A few parts of the capital voted Leave during the EU referendum, some by a very substantial margin – 70 per cent backed that course in Havering; 63 per cent in Bexley; 62 per cent in Barking and Dagenham.
But that view won out only on London’s western and eastern sides (plus Sutton). Overall, 60 per cent of those living in the capital voted Remain. The highest percentages taking that view were in Labour boroughs – 79 per cent in Lambeth, 78 per cent in Hackney, 76 per cent in Haringey. Emphatic support for staying in the EU was not confined to Labour areas. Seventy-five per cent supported Remain in Wandsworth.
There was undoubtedly a Brexit knock-on in last summer’s general election, with Battersea, Croydon Central, Enfield Southgate and Kensington & Chelsea falling to Labour, and the Liberal Democrats regaining Twickenham and Kingston & Surbiton.
Today’s result suggests that the EU issue is still a factor at least in parts of London – let’s put it no more strongly than that – and that it is helping the only one of the main parties to be unambiguously pro-Remain.

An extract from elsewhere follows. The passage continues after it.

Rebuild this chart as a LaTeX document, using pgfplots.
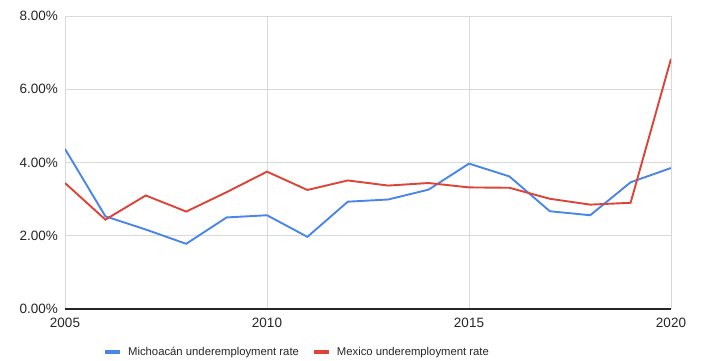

Turnout in a general election, whenever it comes, will be higher than 33 per cent. Conservative voters will go to the polls in larger numbers than they did in Lewisham yesterday. The economy and living standards should be a larger consideration in the minds of Labour ones. Jeremy Corbyn did very well out of that factor last June. All that will squeeze the Liberal Democrat vote, especially where the party isn’t competitive.
But Brexit is clearly posing a values problem for the two main parties in the capital. For the Tories, yesterday’s result is a reminder of the challenge facing the party in the coming London mayoral election.
Does the Party simply attempt to get its vote out, or make a pitch for the capital’s pro-Brexit voters? Does it instead go where the numbers are – and run a Cameroon-flavoured campaign designed to send a message that Conservatives in London are different?
For Labour, the problem is even more severe. The Lewisham vote suggests that they are bleeding support to the Liberal Democrats in parts of the capital on a greater scale than the Tories. Furthermore, it highlights the difference between voters in Labour seats in London and voters in Labour seats in the provinces.
Those different sorts of constituencies diverged on referendum day, and the party is still wrestling with the consequences, as was shown by this week’s three-way Labour Commons split over the EEA. All in all, the values challenge for Labour thrown up by Brexit – itself part of the even bigger phenomenon of globalisation, large-scale migration, and downward pressure on wages – may be even bigger than the values challenge for the Conservatives.